### Provided data

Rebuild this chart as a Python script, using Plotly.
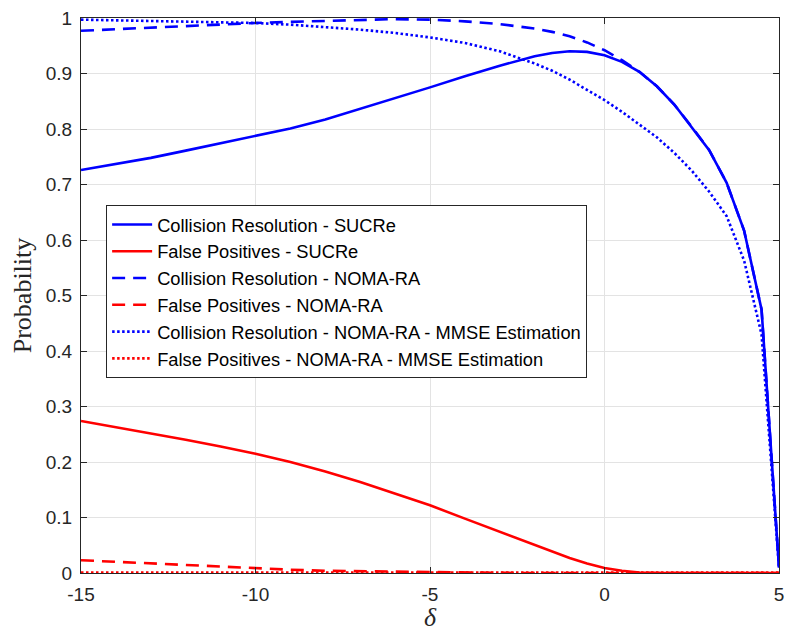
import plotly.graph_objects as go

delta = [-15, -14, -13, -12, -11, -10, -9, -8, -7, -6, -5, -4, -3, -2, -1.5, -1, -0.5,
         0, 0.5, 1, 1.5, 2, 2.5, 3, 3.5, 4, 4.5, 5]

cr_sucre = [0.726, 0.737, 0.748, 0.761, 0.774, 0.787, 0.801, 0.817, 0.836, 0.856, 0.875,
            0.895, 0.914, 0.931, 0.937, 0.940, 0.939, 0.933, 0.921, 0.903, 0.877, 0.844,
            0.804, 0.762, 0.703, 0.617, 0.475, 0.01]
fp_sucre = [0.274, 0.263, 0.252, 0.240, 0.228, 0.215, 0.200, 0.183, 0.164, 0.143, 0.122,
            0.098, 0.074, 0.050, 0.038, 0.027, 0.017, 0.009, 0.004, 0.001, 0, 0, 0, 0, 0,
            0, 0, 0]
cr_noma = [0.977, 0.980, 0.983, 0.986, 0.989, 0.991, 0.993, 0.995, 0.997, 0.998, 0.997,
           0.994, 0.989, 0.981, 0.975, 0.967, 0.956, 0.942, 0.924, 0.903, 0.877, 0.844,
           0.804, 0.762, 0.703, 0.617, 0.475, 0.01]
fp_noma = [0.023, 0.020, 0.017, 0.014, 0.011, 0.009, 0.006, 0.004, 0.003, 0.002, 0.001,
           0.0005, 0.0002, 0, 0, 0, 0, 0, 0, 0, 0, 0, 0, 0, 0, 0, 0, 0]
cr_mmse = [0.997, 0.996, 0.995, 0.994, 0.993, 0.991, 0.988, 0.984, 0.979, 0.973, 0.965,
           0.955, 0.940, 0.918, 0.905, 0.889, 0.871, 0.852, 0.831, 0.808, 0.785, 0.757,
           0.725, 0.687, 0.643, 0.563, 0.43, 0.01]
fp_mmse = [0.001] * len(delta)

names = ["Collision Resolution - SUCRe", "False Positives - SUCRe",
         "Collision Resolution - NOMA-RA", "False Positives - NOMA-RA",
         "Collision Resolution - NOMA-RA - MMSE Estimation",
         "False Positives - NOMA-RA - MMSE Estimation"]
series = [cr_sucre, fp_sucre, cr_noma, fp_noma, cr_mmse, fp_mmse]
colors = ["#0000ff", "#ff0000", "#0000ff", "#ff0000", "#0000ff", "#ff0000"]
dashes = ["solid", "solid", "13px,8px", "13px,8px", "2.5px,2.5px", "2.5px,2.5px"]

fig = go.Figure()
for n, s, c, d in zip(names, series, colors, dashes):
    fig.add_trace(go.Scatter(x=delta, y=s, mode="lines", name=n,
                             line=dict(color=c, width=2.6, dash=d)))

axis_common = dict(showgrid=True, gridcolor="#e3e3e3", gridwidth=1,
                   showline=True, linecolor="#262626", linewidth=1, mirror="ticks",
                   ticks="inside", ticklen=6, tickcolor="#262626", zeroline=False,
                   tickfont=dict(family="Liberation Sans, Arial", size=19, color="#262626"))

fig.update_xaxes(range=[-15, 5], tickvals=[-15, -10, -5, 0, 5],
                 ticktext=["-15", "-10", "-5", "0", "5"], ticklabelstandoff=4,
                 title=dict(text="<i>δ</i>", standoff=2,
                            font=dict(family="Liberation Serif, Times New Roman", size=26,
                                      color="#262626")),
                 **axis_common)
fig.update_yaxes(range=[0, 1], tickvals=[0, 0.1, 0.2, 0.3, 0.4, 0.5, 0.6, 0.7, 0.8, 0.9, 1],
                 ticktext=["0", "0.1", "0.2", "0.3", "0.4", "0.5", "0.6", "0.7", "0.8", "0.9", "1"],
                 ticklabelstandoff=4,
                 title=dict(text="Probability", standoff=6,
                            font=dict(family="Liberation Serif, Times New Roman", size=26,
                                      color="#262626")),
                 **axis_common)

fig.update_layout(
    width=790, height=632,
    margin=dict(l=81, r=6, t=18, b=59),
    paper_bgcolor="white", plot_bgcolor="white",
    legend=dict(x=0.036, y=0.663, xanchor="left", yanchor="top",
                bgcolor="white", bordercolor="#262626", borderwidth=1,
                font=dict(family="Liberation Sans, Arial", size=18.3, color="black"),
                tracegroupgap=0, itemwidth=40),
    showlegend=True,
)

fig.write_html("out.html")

######

What you will do: In this exercise, set down all of the data exactly, without the pictures.

Output for this exercise:
Rebuild this chart as a Python script, using Plotly.
import plotly.graph_objects as go

delta = [-15, -14, -13, -12, -11, -10, -9, -8, -7, -6, -5, -4, -3, -2, -1.5, -1, -0.5,
         0, 0.5, 1, 1.5, 2, 2.5, 3, 3.5, 4, 4.5, 5]

cr_sucre = [0.726, 0.737, 0.748, 0.761, 0.774, 0.787, 0.801, 0.817, 0.836, 0.856, 0.875,
            0.895, 0.914, 0.931, 0.937, 0.940, 0.939, 0.933, 0.921, 0.903, 0.877, 0.844,
            0.804, 0.762, 0.703, 0.617, 0.475, 0.01]
fp_sucre = [0.274, 0.263, 0.252, 0.240, 0.228, 0.215, 0.200, 0.183, 0.164, 0.143, 0.122,
            0.098, 0.074, 0.050, 0.038, 0.027, 0.017, 0.009, 0.004, 0.001, 0, 0, 0, 0, 0,
            0, 0, 0]
cr_noma = [0.977, 0.980, 0.983, 0.986, 0.989, 0.991, 0.993, 0.995, 0.997, 0.998, 0.997,
           0.994, 0.989, 0.981, 0.975, 0.967, 0.956, 0.942, 0.924, 0.903, 0.877, 0.844,
           0.804, 0.762, 0.703, 0.617, 0.475, 0.01]
fp_noma = [0.023, 0.020, 0.017, 0.014, 0.011, 0.009, 0.006, 0.004, 0.003, 0.002, 0.001,
           0.0005, 0.0002, 0, 0, 0, 0, 0, 0, 0, 0, 0, 0, 0, 0, 0, 0, 0]
cr_mmse = [0.997, 0.996, 0.995, 0.994, 0.993, 0.991, 0.988, 0.984, 0.979, 0.973, 0.965,
           0.955, 0.940, 0.918, 0.905, 0.889, 0.871, 0.852, 0.831, 0.808, 0.785, 0.757,
           0.725, 0.687, 0.643, 0.563, 0.43, 0.01]
fp_mmse = [0.001] * len(delta)

names = ["Collision Resolution - SUCRe", "False Positives - SUCRe",
         "Collision Resolution - NOMA-RA", "False Positives - NOMA-RA",
         "Collision Resolution - NOMA-RA - MMSE Estimation",
         "False Positives - NOMA-RA - MMSE Estimation"]
series = [cr_sucre, fp_sucre, cr_noma, fp_noma, cr_mmse, fp_mmse]
colors = ["#0000ff", "#ff0000", "#0000ff", "#ff0000", "#0000ff", "#ff0000"]
dashes = ["solid", "solid", "13px,8px", "13px,8px", "2.5px,2.5px", "2.5px,2.5px"]

fig = go.Figure()
for n, s, c, d in zip(names, series, colors, dashes):
    fig.add_trace(go.Scatter(x=delta, y=s, mode="lines", name=n,
                             line=dict(color=c, width=2.6, dash=d)))

axis_common = dict(showgrid=True, gridcolor="#e3e3e3", gridwidth=1,
                   showline=True, linecolor="#262626", linewidth=1, mirror="ticks",
                   ticks="inside", ticklen=6, tickcolor="#262626", zeroline=False,
                   tickfont=dict(family="Liberation Sans, Arial", size=19, color="#262626"))

fig.update_xaxes(range=[-15, 5], tickvals=[-15, -10, -5, 0, 5],
                 ticktext=["-15", "-10", "-5", "0", "5"], ticklabelstandoff=4,
                 title=dict(text="<i>δ</i>", standoff=2,
                            font=dict(family="Liberation Serif, Times New Roman", size=26,
                                      color="#262626")),
                 **axis_common)
fig.update_yaxes(range=[0, 1], tickvals=[0, 0.1, 0.2, 0.3, 0.4, 0.5, 0.6, 0.7, 0.8, 0.9, 1],
                 ticktext=["0", "0.1", "0.2", "0.3", "0.4", "0.5", "0.6", "0.7", "0.8", "0.9", "1"],
                 ticklabelstandoff=4,
                 title=dict(text="Probability", standoff=6,
                            font=dict(family="Liberation Serif, Times New Roman", size=26,
                                      color="#262626")),
                 **axis_common)

fig.update_layout(
    width=790, height=632,
    margin=dict(l=81, r=6, t=18, b=59),
    paper_bgcolor="white", plot_bgcolor="white",
    legend=dict(x=0.036, y=0.663, xanchor="left", yanchor="top",
                bgcolor="white", bordercolor="#262626", borderwidth=1,
                font=dict(family="Liberation Sans, Arial", size=18.3, color="black"),
                tracegroupgap=0, itemwidth=40),
    showlegend=True,
)

fig.write_html("out.html")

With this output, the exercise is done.